====== DATA EXCERPTS ======
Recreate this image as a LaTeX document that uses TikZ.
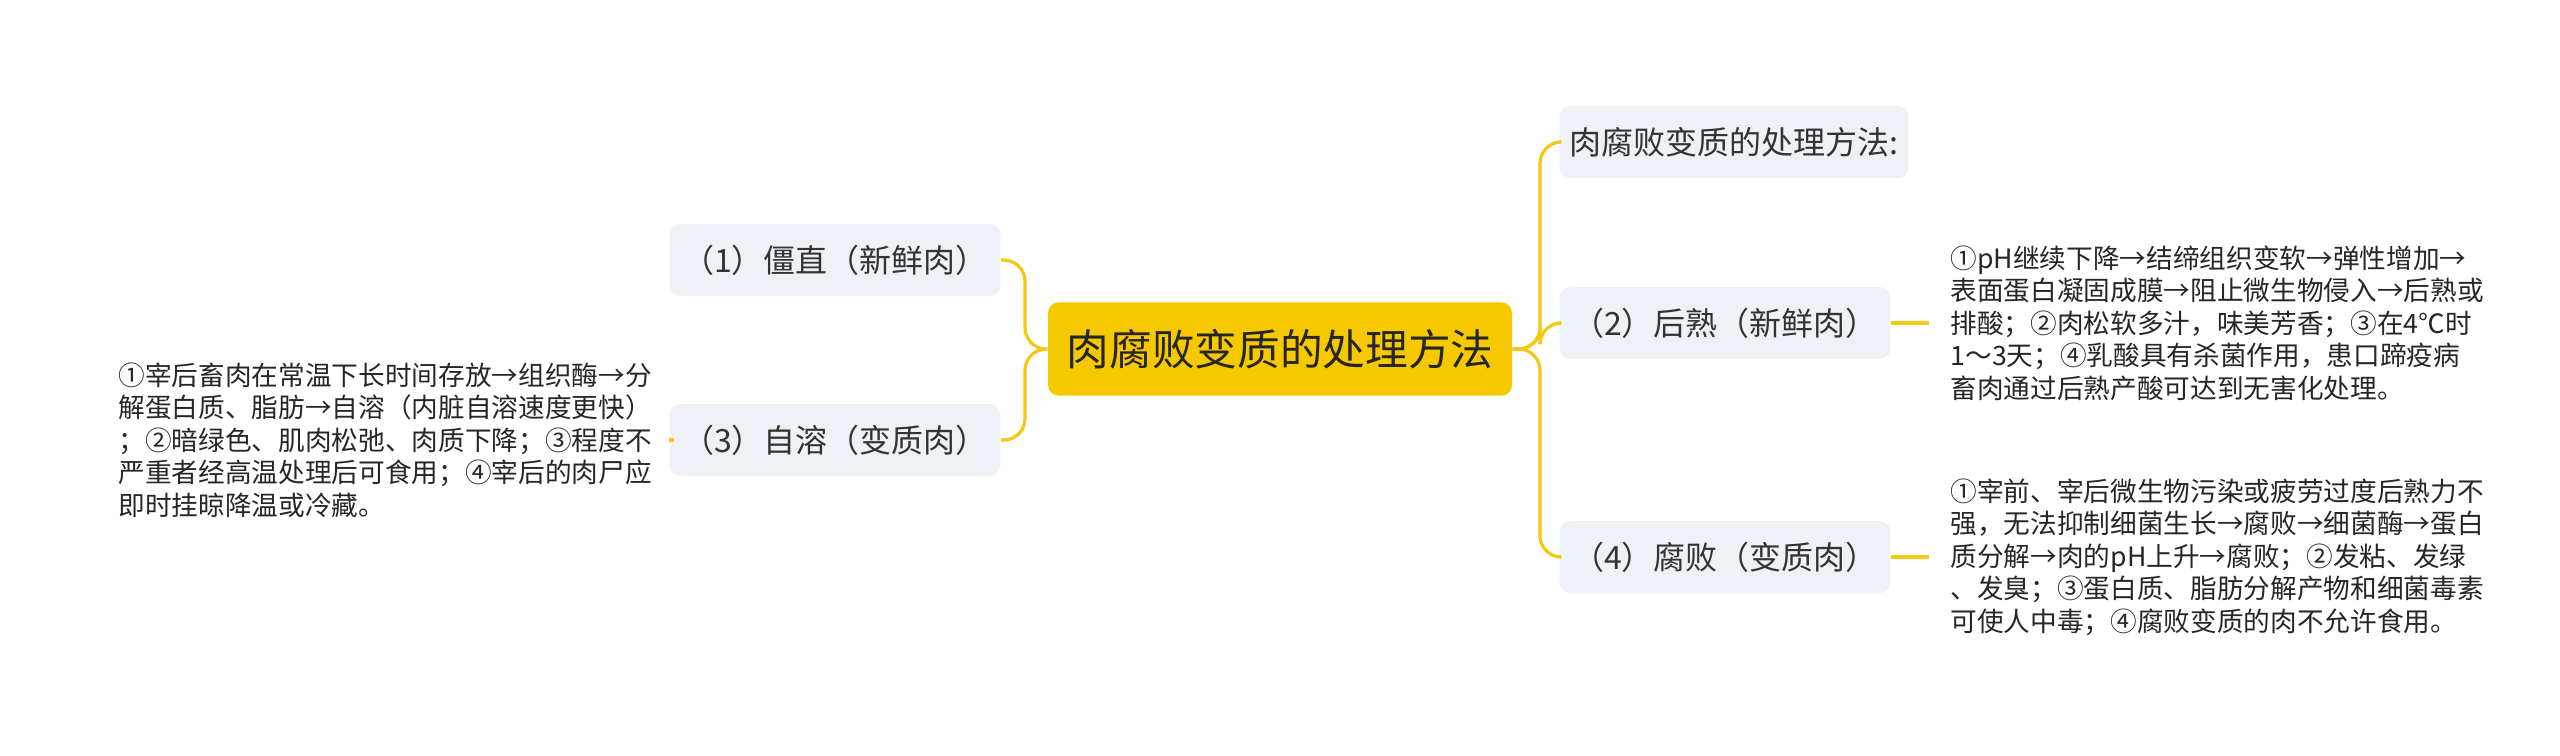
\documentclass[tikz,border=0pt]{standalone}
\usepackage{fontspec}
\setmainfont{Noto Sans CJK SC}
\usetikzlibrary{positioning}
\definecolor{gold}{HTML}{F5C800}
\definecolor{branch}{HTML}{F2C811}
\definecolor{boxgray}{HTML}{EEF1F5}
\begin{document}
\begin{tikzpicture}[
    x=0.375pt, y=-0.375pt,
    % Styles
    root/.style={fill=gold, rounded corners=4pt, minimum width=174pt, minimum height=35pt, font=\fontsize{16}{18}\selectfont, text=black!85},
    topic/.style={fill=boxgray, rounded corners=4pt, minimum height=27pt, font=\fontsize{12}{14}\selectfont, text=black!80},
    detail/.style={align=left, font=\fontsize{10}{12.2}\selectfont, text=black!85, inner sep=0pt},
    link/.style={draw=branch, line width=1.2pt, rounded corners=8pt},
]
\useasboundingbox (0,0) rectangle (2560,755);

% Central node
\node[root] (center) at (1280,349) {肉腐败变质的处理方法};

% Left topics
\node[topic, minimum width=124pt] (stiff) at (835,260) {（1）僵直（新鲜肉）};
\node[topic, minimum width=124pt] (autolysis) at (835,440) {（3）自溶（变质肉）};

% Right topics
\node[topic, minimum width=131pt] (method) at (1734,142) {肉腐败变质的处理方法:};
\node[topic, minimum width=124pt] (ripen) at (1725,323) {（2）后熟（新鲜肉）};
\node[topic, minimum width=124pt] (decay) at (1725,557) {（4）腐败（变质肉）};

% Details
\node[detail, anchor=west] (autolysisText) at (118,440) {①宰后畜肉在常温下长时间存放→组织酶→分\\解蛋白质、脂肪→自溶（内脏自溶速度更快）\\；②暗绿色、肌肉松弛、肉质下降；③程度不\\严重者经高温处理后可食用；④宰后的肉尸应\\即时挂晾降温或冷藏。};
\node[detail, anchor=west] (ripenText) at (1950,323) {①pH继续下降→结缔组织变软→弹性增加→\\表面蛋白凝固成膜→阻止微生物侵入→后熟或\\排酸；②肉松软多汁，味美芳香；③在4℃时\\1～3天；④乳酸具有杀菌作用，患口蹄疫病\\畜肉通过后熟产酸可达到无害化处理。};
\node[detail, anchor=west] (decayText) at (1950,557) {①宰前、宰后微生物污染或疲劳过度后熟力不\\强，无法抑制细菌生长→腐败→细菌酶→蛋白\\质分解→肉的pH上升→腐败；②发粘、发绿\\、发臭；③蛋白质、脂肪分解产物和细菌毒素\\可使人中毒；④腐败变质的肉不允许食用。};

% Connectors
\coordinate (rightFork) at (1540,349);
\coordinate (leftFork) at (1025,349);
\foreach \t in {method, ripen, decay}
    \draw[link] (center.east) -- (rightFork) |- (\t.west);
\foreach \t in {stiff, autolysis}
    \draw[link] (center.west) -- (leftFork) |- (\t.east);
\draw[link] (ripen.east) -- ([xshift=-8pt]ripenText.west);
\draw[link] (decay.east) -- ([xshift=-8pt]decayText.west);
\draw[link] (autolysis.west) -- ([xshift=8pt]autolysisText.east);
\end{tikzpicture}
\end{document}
======
====== DATA EXCERPTS ======
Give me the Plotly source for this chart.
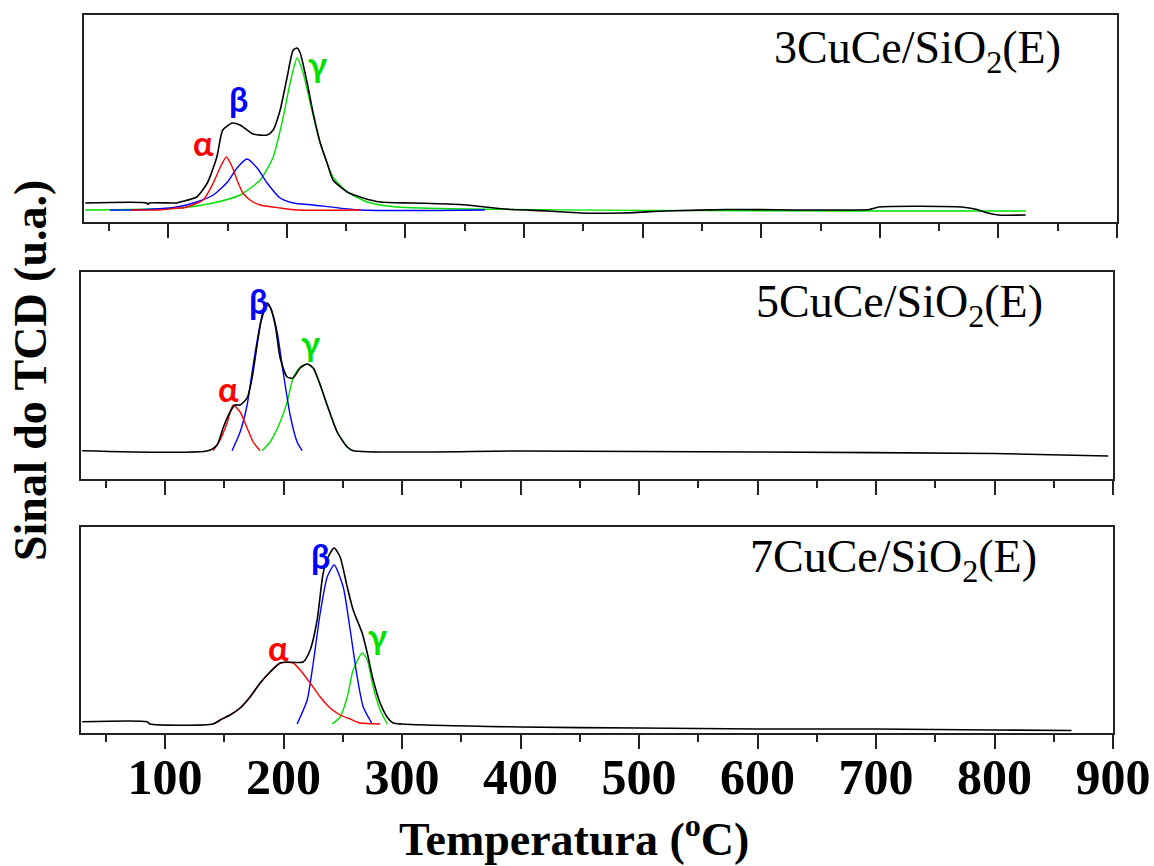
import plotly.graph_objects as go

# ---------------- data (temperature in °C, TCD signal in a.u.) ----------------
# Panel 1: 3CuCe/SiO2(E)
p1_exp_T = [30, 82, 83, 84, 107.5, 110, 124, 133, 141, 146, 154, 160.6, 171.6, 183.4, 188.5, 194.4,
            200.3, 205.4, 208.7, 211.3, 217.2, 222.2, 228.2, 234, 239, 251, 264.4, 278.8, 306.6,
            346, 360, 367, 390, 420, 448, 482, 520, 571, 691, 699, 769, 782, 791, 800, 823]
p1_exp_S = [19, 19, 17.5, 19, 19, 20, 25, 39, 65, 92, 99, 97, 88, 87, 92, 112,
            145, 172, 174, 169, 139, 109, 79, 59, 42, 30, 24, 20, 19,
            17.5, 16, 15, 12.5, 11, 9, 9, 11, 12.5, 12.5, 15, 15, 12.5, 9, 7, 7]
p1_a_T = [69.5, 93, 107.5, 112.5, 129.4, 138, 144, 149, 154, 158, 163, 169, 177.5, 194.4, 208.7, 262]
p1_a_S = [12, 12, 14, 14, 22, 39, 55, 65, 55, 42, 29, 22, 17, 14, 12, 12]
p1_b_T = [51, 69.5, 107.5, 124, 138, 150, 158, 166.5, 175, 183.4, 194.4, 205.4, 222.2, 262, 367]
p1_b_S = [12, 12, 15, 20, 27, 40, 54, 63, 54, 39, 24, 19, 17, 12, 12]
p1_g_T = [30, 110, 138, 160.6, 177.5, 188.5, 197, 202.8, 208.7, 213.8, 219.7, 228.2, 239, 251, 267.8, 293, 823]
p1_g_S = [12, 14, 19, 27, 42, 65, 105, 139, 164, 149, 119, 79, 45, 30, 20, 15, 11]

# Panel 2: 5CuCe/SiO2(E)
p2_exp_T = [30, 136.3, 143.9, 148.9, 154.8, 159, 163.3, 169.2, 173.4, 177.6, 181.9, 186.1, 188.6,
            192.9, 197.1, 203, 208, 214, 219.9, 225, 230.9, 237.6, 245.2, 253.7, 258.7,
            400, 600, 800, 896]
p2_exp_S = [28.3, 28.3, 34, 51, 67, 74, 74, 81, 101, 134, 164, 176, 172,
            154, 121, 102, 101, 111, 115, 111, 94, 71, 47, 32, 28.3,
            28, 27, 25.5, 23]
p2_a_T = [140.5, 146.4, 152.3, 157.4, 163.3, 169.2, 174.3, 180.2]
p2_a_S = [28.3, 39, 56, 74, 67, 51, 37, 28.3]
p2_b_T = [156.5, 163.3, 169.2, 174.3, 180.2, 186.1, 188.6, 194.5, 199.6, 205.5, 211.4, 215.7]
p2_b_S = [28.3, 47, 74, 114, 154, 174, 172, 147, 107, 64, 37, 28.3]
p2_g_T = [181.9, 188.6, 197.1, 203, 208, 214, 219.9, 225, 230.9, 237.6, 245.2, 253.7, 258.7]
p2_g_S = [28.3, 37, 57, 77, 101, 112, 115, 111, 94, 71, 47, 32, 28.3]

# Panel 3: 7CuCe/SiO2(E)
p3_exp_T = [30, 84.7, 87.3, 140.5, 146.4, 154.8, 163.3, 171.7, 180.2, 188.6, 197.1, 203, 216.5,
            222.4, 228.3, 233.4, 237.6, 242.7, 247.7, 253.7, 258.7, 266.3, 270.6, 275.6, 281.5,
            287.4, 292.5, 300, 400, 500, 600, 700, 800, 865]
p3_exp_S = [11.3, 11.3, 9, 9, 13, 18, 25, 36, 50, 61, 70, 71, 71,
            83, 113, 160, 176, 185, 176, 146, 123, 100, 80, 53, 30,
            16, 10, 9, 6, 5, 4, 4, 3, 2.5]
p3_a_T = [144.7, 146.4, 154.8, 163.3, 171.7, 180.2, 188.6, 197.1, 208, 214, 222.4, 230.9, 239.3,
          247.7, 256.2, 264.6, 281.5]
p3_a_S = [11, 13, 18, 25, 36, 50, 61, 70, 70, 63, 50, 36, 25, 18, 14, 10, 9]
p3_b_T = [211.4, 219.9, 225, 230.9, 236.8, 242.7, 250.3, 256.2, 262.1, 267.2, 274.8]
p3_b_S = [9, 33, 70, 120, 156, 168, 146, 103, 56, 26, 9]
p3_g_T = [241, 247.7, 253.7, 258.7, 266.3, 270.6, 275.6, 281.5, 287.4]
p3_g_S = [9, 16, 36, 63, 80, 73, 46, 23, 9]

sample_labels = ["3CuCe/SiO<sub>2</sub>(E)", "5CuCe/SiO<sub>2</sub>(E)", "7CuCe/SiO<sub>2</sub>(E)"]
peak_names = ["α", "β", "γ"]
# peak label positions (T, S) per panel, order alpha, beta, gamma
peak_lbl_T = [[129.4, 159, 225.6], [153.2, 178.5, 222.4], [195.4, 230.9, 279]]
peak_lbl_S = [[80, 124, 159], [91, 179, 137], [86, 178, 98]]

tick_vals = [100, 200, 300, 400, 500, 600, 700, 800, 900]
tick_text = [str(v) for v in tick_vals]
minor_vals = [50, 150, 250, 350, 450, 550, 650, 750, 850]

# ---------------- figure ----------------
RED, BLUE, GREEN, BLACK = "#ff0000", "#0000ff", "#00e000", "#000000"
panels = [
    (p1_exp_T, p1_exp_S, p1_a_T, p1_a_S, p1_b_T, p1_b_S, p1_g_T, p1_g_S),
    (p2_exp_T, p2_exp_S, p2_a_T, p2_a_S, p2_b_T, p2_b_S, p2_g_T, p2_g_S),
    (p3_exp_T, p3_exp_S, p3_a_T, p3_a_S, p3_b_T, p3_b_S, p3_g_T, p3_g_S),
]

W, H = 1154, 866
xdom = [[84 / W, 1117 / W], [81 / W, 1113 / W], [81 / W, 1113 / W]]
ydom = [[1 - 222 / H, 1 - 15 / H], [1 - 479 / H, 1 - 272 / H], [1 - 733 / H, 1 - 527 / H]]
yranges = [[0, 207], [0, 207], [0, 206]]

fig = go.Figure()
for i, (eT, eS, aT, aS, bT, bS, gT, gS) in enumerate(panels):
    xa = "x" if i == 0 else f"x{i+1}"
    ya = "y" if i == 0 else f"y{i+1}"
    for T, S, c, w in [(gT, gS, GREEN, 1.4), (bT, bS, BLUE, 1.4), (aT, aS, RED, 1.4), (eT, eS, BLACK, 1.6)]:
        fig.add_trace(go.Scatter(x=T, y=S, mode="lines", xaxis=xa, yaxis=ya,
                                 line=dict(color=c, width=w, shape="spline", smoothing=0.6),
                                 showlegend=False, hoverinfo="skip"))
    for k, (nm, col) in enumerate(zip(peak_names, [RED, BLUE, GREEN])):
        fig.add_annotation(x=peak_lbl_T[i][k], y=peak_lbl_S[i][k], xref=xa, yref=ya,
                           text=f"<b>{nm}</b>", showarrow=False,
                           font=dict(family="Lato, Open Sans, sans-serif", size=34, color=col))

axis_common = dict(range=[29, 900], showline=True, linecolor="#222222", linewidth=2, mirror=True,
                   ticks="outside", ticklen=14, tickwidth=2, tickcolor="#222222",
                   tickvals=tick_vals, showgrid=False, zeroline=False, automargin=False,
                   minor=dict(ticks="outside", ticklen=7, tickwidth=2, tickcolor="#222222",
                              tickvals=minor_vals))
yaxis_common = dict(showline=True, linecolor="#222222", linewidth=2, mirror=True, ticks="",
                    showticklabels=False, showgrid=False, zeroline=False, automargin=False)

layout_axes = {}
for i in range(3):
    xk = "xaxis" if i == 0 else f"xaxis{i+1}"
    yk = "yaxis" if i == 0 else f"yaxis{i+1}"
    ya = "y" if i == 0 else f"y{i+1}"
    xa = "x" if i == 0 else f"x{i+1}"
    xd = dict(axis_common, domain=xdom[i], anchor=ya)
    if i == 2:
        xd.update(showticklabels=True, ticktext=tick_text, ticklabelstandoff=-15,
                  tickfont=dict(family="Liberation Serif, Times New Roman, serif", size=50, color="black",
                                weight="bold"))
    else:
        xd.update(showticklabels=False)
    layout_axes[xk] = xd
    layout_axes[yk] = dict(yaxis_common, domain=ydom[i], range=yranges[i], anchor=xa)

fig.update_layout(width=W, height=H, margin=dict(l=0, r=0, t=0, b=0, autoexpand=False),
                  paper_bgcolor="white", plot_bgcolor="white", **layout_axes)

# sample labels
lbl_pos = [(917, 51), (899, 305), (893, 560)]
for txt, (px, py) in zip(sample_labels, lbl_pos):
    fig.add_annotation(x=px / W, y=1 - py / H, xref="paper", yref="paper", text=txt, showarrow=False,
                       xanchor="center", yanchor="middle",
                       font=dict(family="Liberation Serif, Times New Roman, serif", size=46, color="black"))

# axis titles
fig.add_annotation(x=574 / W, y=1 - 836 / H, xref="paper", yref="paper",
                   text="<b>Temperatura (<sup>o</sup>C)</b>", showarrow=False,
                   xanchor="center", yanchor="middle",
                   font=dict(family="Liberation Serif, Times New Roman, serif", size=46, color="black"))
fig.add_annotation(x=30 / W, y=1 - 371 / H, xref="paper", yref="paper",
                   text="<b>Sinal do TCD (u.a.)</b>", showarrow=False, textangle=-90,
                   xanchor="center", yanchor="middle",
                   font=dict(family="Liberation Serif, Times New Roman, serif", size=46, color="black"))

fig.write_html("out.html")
======
PROBLEM DESCRIPTION → Set down, word for word, the lines from the one holding "Give me the Plotly source for this chart." through the one holding "import plotly.graph_objects as go". Skip the pictures.

WRITTEN RESPONSE →
Give me the Plotly source for this chart.
import plotly.graph_objects as go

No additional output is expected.